Currently used anticoagulants — such as heparins, warfarin and factor Xa inhibitors — that target key enzymes required for the formation of fibrin can be associated with the drawbacks of an increased risk of bleeding and/or lack of antidotes. Two recent papers have identified potential new anticoagulants that could overcome these limitations.

The study by Xu et al. in Nature Chemical Biology identified a new synthetic low-molecular-weight heparin (LMWH) and, importantly, showed that its effects could be reversed by an approved antidote. The effects of currently available LMWHs, either isolated from animals (such as enoxaparin) or synthetically produced (such as fondaparinux) cannot be completely reversed.

The authors used recombinant heparan sulphate biosynthetic enzymes expressed in Escherichia coli to synthesize heparin oligosaccharides. Of the five molecules synthesized, the lead molecule had anticoagulant activity in an assay that measured the activity of factor Xa (a protease that converts prothrombin to active thrombin). The activity of the lead molecule was reversed by the approved antidote protamine to a greater extent than enoxaparin and to a similar level as unfractionated heparin. Moreover, in a mouse model of bleeding (a tail clip assay), the increase in bleeding time induced by the molecule was reversed by protamine — an effect that the authors attributed to the sulphation pattern and larger size of the lead molecule.

Future studies to develop the molecule as a therapeutic include structure–activity relationship studies and scale-up of the manufacturing process.

The paper by Larsson et al. in Science Translational Medicine identified a neutralizing antibody that targets factor XIIa (which initiates the intrinsic coagulation pathway). The knowledge that thrombus formation is defective in mice lacking factor XII but is not accompanied by excessive bleeding led the authors to pursue this target. They generated a fully human recombinant antibody that bound to the catalytic site of human factor XIIa by screening a human Fab (antigen-binding fragment)-based phage antibody library against human plasma-derived factor XIIa.

The antibody reduced clotting activity in human plasma and reduced thrombin formation in mouse and rabbit blood. Furthermore, in a mouse model of thrombosis, intravenous injection of the antibody reduced the rate of vascular occlusion, with higher doses almost completely preventing clotting activity without increasing bleeding time or blood loss from wounds.

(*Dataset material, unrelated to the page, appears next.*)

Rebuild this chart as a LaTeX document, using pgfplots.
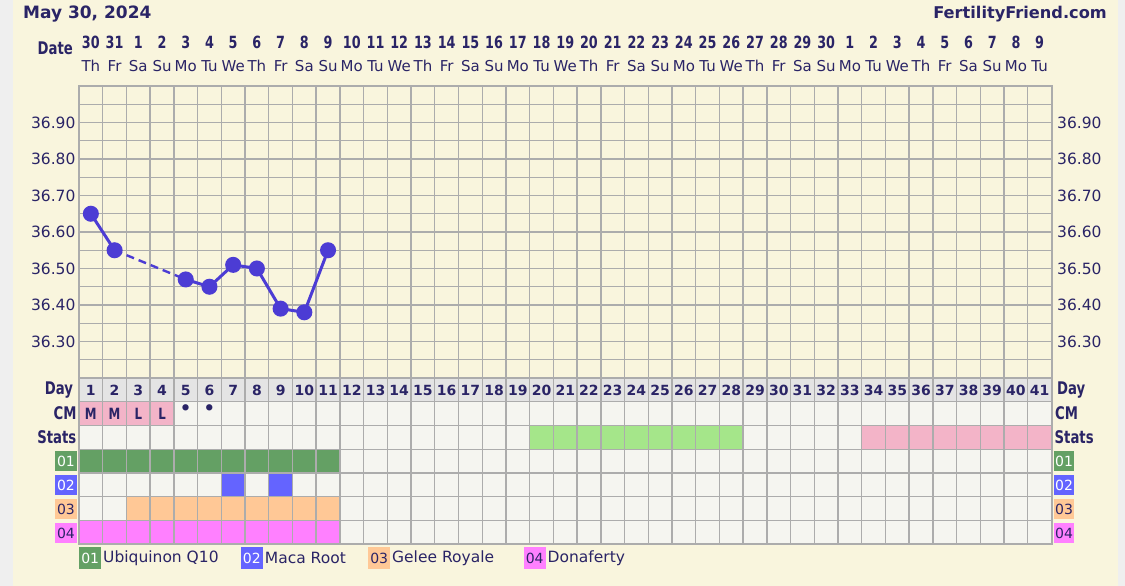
\documentclass[border=0pt]{standalone}
\usepackage{pgfplots}
\pgfplotsset{compat=1.18}
\usepackage{fontspec}
\setmainfont{DejaVu Sans}
\newfontfamily\cond[FakeStretch=0.76]{DejaVu Sans}
\definecolor{cream}{RGB}{249,245,221}
\definecolor{strip}{RGB}{239,239,239}
\definecolor{navy}{RGB}{42,36,102}
\definecolor{gridc}{RGB}{172,172,172}
\definecolor{cellbg}{RGB}{245,245,240}
\definecolor{dayrow}{RGB}{228,228,228}
\definecolor{pinkc}{RGB}{243,180,200}
\definecolor{statg}{RGB}{165,230,138}
\definecolor{cA}{RGB}{100,160,100}
\definecolor{cB}{RGB}{100,100,255}
\definecolor{cC}{RGB}{255,200,150}
\definecolor{cD}{RGB}{255,128,255}
\definecolor{linec}{RGB}{76,60,212}
\newcommand{\fs}[1]{\fontsize{#1}{#1}\selectfont}
\begin{document}
\begin{tikzpicture}[x=1pt,y=1pt]
\fill[strip] (0,0) rectangle (1125,586);
\fill[cream] (13,0) rectangle (1118,586);

% ---------- temperature chart ----------
\begin{axis}[
  at={(79pt,208pt)}, anchor=south west, scale only axis,
  width=972.5pt, height=292pt,
  xmin=0.5, xmax=41.5, ymin=36.2, ymax=37.0,
  xtick={0.5,1.5,...,41.5}, xticklabels={},
  ytick={36.3,36.4,36.5,36.6,36.7,36.8,36.9},
  yticklabels={36.30,36.40,36.50,36.60,36.70,36.80,36.90},
  minor ytick={36.25,36.35,36.45,36.55,36.65,36.75,36.85,36.95},
  grid=both,
  major grid style={gridc, line width=1.4pt},
  minor grid style={gridc, line width=1.4pt},
  major tick length=0pt, minor tick length=0pt,
  axis line style={gridc, line width=2pt},
  yticklabel style={font=\fs{15.5}, text=navy},
  clip=false,
]
\addplot[linec, line width=2.4pt, dash pattern=on 8pt off 5pt, no marks]
  coordinates {(2,36.55)(5,36.47)};
\addplot[linec, line width=3pt, mark=*, mark size=6.5pt, mark options={solid, fill=linec, draw=linec}]
  coordinates {(1,36.65)(2,36.55)};
\addplot[linec, line width=3pt, mark=*, mark size=6.5pt, mark options={solid, fill=linec, draw=linec}]
  coordinates {(5,36.47)(6,36.45)(7,36.51)(8,36.50)(9,36.39)(10,36.38)(11,36.55)};
\pgfplotsinvokeforeach{36.30,36.40,36.50,36.60,36.70,36.80,36.90}{
  \node[anchor=west, xshift=5.5pt, inner sep=0pt, text=navy, font=\fs{15.5}] at (axis cs:41.5,#1) {#1};
}
\end{axis}

% ---------- table ----------
\begin{axis}[
  at={(79pt,41.7pt)}, anchor=south west, scale only axis,
  width=972.5pt, height=166.3pt,
  xmin=0.5, xmax=41.5, ymin=0, ymax=7,
  xtick={0.5,1.5,...,41.5}, xticklabels={},
  ytick={0,1,...,7}, yticklabels={},
  grid=major, major grid style={gridc, line width=1.4pt},
  major tick length=0pt,
  axis line style={gridc, line width=2pt},
  axis on top,
]
% background cells
\addplot[fill=cellbg, draw=none] coordinates {(0.5,0)(41.5,0)(41.5,6)(0.5,6)};
% day row
\addplot[fill=dayrow, draw=none] coordinates {(0.5,6)(41.5,6)(41.5,7)(0.5,7)};
% CM row
\addplot[fill=pinkc, draw=none] coordinates {(0.5,5)(4.5,5)(4.5,6)(0.5,6)};
% Stats row
\addplot[fill=statg, draw=none] coordinates {(19.5,4)(28.5,4)(28.5,5)(19.5,5)};
\addplot[fill=pinkc, draw=none] coordinates {(33.5,4)(41.5,4)(41.5,5)(33.5,5)};
% 01
\addplot[fill=cA, draw=none] coordinates {(0.5,3)(11.5,3)(11.5,4)(0.5,4)};
% 02
\addplot[fill=cB, draw=none] coordinates {(6.5,2)(7.5,2)(7.5,3)(6.5,3)};
\addplot[fill=cB, draw=none] coordinates {(8.5,2)(9.5,2)(9.5,3)(8.5,3)};
% 03
\addplot[fill=cC, draw=none] coordinates {(2.5,1)(11.5,1)(11.5,2)(2.5,2)};
% 04
\addplot[fill=cD, draw=none] coordinates {(0.5,0)(11.5,0)(11.5,1)(0.5,1)};
\end{axis}

% ---------- texts ----------
\node[anchor=base west, inner sep=0pt, text=navy, font=\fs{17}\bfseries] at (23,567.7) {May 30, 2024};
\node[anchor=base east, inner sep=0pt, text=navy, font=\fs{16.2}\bfseries] at (1107,567.5) {FertilityFriend.com};

\node[anchor=base east, inner sep=0pt, text=navy, font=\cond\fs{17.4}\bfseries] at (73,531.7) {Date};

\foreach \d/\w [count=\i] in {30/Th,31/Fr,1/Sa,2/Su,3/Mo,4/Tu,5/We,6/Th,7/Fr,8/Sa,9/Su,10/Mo,11/Tu,12/We,13/Th,14/Fr,15/Sa,16/Su,17/Mo,18/Tu,19/We,20/Th,21/Fr,22/Sa,23/Su,24/Mo,25/Tu,26/We,27/Th,28/Fr,29/Sa,30/Su,1/Mo,2/Tu,3/We,4/Th,5/Fr,6/Sa,7/Su,8/Mo,9/Tu}{
  \pgfmathsetmacro\xx{79+(\i-0.5)*23.72}
  \node[anchor=base, inner sep=0pt, text=navy, font=\cond\fs{16.8}\bfseries] at (\xx,537.7) {\d};
  \node[anchor=base, inner sep=0pt, text=navy, font=\fs{15}] at (\xx,514.3) {\w};
}

\foreach \i in {1,...,41}{
  \pgfmathsetmacro\xx{79+(\i-0.5)*23.72}
  \node[anchor=base, inner sep=0pt, text=navy, font=\fs{14}\bfseries] at (\xx,190) {\i};
}

% CM entries
\foreach \i/\t in {1/M,2/M,3/L,4/L}{
  \pgfmathsetmacro\xx{79+(\i-0.5)*23.72}
  \node[anchor=base, inner sep=0pt, text=navy, font=\cond\fs{15.5}\bfseries] at (\xx,166.7) {\t};
}
\foreach \i in {5,6}{
  \pgfmathsetmacro\xx{79+(\i-0.5)*23.72}
  \node[inner sep=0pt, text=navy, font=\fs{18}\bfseries] at (\xx,176) {•};
}

% row labels left
\node[anchor=base east, inner sep=0pt, text=navy, font=\cond\fs{17.4}\bfseries] at (73.3,191) {Day};
\node[anchor=base east, inner sep=0pt, text=navy, font=\cond\fs{17.4}\bfseries] at (76.7,166.7) {CM};
\node[anchor=base east, inner sep=0pt, text=navy, font=\cond\fs{17.4}\bfseries] at (76.5,142.7) {Stats};
% row labels right
\node[anchor=base west, inner sep=0pt, text=navy, font=\cond\fs{17.4}\bfseries] at (1057,191) {Day};
\node[anchor=base west, inner sep=0pt, text=navy, font=\cond\fs{17.4}\bfseries] at (1055,166.7) {CM};
\node[anchor=base west, inner sep=0pt, text=navy, font=\cond\fs{17.4}\bfseries] at (1054.5,142.7) {Stats};

% coloured number boxes
\foreach \n/\c/\tc/\yy in {01/cA/white/125, 02/cB/white/101, 03/cC/navy/77, 04/cD/navy/53}{
  \node[fill=\c, text=\tc, font=\fs{14}, minimum width=22pt, minimum height=20pt, inner sep=0pt] at (66,\yy) {\n};
  \node[fill=\c, text=\tc, font=\fs{14}, minimum width=20pt, minimum height=20pt, inner sep=0pt] at (1064,\yy) {\n};
}

% legend
\foreach \n/\c/\tc/\bx/\lab in {01/cA/white/79/Ubiquinon Q10, 02/cB/white/240.7/Maca Root, 03/cC/navy/368/Gelee Royale, 04/cD/navy/523.5/Donaferty}{
  \node[anchor=west, fill=\c, text=\tc, font=\fs{14}, minimum width=22pt, minimum height=22pt, inner sep=0pt] at (\bx,28) {\n};
  \node[anchor=west, text=navy, font=\fs{15.5}, inner sep=0pt] at (\bx+24,28) {\lab};
}

\pgfresetboundingbox
\path[use as bounding box] (0,0) rectangle (1125,586);
\end{tikzpicture}
\end{document}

The authors next tested the anticoagulant activity of the antibody in rabbit models. . In a model of cardiopulmonary bypass (mimicking the procedure that is used to provide pulmonary and circulatory support to infants), which is subject to thrombotic events without the use of anticoagulants, a single intravenous dose of the antibody induced similar thromboprotection as heparin. But whereas heparin largely prolonged bleeding time and impaired haemostasis at wound sites, these effects were not seen in antibody-treated rabbits.

The next steps of research include testing the antithrombotic effects of the antibody in more complex models, such as models of myocardial infarction, ischaemic stroke and pulmonary embolism.